## THE REQUEST
Set out every line bearing the string "this".
--- Start DATA EXTRACT ---
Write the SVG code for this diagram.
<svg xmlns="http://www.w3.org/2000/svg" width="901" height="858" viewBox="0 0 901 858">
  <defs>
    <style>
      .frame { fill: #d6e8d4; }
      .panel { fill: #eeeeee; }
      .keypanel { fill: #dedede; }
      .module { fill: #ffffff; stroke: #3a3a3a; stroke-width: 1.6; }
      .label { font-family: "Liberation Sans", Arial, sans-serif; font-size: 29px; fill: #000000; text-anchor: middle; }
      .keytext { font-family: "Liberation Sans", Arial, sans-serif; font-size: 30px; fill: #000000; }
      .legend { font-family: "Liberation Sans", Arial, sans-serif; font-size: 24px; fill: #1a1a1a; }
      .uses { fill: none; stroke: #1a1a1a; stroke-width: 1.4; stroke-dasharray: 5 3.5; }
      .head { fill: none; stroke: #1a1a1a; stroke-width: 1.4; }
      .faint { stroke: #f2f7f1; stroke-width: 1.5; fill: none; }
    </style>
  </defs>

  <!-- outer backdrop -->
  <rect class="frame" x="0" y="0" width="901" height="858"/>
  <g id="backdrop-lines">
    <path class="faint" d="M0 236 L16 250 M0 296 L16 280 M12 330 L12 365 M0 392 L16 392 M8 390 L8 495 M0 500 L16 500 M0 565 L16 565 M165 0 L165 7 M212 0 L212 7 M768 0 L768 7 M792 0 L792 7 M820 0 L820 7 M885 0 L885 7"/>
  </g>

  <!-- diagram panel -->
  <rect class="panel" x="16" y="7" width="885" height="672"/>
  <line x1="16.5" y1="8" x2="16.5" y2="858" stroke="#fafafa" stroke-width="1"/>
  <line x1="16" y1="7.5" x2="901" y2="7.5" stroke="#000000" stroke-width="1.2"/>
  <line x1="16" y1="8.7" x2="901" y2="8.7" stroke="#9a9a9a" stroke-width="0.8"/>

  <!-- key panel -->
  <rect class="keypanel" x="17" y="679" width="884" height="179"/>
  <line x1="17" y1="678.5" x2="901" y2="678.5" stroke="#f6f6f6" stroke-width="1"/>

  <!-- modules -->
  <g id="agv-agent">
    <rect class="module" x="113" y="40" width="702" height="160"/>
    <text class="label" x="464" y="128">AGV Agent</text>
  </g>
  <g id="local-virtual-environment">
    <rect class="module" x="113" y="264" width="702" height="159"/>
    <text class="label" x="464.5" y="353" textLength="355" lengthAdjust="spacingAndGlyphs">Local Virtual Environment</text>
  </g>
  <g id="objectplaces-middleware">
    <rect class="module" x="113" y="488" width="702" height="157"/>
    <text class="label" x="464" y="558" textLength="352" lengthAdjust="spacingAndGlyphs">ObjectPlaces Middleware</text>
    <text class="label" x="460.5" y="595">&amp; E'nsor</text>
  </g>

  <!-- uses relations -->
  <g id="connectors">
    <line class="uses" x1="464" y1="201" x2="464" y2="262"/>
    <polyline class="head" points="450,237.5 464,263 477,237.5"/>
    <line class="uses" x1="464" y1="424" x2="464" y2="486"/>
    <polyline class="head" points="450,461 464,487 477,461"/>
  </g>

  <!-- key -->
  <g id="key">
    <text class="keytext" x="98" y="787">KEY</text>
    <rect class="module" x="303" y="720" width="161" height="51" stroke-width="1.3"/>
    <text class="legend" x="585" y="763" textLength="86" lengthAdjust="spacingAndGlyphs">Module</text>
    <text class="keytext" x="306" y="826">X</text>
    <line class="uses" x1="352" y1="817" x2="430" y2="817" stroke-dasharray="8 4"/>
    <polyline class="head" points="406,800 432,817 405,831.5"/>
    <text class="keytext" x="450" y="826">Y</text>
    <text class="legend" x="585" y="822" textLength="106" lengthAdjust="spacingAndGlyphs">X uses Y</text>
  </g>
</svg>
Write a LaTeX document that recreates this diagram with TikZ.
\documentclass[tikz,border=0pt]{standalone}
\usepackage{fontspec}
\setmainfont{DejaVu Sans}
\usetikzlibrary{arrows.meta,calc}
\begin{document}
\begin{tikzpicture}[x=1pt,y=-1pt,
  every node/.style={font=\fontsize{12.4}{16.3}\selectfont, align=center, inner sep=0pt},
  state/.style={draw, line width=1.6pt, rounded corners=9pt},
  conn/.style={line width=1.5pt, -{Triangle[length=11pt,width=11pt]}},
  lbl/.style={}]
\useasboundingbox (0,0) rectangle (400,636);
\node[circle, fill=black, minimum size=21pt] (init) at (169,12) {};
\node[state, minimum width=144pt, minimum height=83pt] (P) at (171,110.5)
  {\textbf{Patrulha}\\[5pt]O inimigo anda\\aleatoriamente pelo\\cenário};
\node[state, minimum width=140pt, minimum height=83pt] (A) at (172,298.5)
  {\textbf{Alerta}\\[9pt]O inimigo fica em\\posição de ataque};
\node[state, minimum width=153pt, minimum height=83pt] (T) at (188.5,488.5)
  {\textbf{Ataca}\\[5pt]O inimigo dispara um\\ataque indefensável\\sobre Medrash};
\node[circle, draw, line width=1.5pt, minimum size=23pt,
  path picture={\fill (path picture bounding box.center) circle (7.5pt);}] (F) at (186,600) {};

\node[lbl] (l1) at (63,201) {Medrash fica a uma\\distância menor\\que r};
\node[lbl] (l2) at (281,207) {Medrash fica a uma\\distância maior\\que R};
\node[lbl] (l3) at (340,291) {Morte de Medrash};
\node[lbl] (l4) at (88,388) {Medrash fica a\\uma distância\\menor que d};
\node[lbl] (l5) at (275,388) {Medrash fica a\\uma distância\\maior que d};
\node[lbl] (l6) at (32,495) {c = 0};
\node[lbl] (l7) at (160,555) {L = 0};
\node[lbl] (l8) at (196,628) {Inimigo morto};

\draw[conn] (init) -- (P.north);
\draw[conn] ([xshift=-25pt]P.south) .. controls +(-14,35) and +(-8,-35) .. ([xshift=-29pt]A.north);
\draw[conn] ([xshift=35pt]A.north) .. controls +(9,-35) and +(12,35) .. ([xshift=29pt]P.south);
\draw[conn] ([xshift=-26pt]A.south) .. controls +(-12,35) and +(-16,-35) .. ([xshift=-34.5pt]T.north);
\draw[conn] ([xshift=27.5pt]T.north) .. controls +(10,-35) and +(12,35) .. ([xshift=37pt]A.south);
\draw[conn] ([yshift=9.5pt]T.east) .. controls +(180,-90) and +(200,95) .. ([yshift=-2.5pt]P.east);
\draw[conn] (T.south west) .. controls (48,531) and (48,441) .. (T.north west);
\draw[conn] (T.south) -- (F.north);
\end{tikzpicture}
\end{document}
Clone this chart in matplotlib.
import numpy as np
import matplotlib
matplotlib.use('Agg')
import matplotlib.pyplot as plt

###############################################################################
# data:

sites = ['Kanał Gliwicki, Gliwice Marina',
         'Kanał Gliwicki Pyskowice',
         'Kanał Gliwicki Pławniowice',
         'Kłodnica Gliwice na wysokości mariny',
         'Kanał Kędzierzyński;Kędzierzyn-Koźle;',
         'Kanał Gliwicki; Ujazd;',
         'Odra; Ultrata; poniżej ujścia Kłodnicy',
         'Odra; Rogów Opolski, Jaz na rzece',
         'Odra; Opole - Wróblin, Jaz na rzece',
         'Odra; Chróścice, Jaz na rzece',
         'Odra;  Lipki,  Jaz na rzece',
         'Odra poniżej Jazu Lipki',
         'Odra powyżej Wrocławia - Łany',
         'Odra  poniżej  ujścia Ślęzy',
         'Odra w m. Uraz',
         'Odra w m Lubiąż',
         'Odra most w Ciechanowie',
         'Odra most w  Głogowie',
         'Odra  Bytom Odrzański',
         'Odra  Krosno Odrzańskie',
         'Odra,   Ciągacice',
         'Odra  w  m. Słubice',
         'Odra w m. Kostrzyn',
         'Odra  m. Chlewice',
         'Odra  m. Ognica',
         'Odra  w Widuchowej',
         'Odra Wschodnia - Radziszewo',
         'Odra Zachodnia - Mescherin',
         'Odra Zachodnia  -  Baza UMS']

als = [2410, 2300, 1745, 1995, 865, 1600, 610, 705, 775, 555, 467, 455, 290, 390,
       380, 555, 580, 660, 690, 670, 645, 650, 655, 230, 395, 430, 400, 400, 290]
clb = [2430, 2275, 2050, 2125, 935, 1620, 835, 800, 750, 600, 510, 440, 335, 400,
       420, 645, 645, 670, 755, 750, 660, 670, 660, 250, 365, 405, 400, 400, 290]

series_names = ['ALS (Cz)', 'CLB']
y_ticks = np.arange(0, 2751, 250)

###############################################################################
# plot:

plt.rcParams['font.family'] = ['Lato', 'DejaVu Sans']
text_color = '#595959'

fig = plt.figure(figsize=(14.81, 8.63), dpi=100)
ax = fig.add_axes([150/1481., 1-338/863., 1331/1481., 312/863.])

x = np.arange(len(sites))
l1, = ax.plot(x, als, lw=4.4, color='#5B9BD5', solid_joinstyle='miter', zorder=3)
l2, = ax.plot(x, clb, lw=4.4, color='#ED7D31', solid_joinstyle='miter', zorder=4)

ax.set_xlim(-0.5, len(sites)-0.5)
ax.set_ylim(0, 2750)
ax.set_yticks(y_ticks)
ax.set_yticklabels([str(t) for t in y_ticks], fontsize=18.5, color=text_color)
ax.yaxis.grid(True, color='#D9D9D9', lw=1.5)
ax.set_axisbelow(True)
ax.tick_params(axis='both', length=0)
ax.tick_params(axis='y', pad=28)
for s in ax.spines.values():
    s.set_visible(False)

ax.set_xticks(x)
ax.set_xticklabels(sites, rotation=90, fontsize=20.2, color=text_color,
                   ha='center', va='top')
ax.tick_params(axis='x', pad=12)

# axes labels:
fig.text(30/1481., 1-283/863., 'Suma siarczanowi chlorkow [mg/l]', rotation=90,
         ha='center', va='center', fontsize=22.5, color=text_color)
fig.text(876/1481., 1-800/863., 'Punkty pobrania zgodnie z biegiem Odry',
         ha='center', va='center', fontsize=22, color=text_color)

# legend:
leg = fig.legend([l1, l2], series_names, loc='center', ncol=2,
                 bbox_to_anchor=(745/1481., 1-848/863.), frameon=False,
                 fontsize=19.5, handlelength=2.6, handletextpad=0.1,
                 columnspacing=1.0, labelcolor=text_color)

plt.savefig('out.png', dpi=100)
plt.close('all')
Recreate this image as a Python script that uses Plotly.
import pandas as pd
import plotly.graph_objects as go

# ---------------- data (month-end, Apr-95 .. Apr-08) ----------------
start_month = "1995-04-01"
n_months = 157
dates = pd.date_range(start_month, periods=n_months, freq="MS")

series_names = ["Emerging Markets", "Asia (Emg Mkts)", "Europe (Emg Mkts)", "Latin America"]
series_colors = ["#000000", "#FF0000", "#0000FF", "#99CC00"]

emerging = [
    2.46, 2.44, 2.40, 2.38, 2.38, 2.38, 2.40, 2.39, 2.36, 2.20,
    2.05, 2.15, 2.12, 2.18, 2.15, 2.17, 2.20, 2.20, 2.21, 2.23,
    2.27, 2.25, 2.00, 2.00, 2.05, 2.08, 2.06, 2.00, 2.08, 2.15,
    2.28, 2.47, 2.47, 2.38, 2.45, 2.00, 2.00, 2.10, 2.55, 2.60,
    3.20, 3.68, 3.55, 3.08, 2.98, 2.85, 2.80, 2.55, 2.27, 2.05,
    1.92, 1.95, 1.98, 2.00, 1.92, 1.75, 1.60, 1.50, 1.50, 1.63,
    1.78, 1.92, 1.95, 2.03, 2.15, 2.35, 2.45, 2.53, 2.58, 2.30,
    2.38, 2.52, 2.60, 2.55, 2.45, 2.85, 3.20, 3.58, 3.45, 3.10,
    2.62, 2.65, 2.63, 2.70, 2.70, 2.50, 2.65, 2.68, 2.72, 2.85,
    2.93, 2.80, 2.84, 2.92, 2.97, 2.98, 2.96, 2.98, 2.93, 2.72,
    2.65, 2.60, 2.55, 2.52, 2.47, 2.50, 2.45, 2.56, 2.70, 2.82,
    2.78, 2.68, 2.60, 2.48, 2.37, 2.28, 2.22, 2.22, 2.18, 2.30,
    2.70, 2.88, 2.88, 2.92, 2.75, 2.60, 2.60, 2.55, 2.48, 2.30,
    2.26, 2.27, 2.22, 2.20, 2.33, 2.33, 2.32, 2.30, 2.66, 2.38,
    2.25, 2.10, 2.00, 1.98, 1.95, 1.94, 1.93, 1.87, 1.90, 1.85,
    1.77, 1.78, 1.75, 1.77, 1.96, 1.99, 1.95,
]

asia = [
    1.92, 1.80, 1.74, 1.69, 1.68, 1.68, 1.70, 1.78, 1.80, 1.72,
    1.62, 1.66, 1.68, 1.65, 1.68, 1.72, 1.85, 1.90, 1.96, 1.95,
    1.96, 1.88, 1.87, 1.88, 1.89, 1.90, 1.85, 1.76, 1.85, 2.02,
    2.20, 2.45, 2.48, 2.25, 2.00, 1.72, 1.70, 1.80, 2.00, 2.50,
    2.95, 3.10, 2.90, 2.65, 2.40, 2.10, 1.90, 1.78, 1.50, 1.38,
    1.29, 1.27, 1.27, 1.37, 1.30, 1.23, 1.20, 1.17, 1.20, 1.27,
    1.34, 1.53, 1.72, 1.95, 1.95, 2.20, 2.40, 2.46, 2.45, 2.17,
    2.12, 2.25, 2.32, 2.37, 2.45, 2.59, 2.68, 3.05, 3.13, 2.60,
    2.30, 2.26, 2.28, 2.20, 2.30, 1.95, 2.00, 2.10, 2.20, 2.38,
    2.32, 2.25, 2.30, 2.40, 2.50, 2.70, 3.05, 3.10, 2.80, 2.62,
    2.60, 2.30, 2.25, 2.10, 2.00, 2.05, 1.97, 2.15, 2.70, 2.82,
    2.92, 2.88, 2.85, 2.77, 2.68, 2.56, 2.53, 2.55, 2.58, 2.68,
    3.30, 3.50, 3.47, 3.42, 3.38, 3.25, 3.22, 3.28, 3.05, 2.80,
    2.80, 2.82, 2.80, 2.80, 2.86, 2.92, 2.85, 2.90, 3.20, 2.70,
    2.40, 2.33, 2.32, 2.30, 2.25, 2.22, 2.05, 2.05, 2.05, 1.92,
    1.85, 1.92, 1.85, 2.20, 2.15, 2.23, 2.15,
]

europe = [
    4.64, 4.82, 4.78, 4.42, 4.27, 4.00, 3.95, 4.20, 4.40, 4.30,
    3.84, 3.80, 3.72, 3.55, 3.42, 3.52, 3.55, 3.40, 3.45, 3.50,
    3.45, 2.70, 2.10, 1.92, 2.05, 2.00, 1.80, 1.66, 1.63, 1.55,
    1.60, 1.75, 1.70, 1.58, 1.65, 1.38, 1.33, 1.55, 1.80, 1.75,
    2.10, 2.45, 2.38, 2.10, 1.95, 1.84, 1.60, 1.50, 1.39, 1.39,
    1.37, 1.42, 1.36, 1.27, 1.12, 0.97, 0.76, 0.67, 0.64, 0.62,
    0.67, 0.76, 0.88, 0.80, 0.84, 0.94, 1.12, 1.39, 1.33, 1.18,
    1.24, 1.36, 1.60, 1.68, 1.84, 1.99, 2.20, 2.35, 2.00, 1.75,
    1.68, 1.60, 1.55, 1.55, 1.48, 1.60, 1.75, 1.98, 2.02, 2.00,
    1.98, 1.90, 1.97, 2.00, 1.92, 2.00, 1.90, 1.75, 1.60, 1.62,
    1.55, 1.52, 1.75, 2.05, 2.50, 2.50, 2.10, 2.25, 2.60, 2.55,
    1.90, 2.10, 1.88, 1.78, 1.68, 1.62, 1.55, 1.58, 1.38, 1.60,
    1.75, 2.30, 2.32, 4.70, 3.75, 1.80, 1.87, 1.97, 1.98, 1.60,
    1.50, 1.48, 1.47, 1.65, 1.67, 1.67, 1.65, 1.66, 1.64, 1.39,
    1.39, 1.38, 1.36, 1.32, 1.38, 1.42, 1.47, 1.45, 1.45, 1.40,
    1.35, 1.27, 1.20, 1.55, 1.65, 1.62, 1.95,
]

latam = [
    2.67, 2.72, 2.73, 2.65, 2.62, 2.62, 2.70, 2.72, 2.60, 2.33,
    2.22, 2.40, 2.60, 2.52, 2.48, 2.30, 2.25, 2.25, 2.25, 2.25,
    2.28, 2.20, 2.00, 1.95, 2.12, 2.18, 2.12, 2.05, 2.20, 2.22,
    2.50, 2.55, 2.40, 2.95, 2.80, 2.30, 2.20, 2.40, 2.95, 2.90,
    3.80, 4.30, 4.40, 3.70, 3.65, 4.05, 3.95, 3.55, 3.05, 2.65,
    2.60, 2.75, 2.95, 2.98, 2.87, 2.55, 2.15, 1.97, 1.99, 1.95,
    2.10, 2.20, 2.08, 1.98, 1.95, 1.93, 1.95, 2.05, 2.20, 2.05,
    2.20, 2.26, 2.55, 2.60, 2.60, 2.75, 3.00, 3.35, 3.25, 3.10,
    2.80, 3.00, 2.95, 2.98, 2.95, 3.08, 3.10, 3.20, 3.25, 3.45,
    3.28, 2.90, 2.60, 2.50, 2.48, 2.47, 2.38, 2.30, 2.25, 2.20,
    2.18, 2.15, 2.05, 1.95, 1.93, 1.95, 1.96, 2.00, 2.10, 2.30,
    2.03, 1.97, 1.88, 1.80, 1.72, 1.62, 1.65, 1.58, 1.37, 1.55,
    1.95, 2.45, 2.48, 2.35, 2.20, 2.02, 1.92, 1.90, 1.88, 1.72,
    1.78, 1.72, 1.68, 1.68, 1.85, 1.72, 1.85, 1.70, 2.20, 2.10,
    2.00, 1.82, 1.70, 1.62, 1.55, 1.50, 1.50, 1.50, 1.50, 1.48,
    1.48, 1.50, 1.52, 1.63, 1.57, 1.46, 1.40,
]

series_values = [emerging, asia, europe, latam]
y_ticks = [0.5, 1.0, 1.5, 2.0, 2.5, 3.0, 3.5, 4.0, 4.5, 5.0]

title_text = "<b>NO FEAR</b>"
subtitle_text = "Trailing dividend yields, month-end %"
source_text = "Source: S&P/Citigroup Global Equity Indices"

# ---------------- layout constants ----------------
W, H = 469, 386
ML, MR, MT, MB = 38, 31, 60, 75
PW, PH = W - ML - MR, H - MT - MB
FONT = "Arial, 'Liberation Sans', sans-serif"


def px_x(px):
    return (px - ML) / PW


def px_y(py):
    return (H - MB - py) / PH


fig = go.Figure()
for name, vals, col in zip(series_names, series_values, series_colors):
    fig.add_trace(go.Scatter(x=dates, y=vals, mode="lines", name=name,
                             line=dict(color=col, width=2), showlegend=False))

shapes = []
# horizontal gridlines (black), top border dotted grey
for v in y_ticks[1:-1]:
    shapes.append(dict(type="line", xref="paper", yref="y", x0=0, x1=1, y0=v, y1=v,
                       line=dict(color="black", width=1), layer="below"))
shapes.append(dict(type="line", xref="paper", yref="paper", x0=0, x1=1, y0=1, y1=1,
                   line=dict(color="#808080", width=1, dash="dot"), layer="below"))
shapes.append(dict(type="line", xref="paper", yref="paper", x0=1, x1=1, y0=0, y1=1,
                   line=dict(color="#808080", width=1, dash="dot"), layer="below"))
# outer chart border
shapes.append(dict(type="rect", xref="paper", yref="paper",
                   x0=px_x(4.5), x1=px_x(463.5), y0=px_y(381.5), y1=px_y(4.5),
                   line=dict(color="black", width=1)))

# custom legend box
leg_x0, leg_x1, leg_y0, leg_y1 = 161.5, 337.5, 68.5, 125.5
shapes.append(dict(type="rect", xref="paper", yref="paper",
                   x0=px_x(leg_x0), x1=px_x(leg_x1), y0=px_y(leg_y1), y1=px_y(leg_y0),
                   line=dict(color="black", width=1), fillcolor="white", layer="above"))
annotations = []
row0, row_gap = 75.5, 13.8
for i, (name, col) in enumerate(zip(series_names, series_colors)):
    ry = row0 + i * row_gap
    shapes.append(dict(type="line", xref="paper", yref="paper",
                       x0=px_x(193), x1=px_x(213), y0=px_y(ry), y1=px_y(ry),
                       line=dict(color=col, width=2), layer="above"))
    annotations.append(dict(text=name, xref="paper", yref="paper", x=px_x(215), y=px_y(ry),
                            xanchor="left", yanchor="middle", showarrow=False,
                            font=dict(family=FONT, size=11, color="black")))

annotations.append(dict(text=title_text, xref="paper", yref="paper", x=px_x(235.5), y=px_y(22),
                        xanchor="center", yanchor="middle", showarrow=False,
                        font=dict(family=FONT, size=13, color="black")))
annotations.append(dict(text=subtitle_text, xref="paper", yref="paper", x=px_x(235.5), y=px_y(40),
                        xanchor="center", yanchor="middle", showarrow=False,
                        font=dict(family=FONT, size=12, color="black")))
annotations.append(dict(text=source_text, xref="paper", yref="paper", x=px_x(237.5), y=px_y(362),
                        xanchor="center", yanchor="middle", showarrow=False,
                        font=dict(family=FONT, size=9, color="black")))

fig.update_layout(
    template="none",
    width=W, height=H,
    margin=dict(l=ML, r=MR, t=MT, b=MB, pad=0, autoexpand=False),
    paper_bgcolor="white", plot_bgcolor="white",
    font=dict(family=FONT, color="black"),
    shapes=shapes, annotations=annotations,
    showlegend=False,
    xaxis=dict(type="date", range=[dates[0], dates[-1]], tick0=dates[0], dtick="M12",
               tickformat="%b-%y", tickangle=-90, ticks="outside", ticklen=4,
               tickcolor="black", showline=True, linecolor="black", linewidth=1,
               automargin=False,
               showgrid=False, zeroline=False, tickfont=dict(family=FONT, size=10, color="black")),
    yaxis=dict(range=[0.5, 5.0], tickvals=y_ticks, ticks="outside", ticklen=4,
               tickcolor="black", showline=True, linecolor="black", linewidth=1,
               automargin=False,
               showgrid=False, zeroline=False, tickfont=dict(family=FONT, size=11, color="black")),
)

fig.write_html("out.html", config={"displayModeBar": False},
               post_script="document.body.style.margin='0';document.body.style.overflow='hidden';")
--- End DATA EXTRACT ---
## THE RESULT
Write the SVG code for this diagram.
Write a LaTeX document that recreates this diagram with TikZ.
Clone this chart in matplotlib.
Recreate this image as a Python script that uses Plotly.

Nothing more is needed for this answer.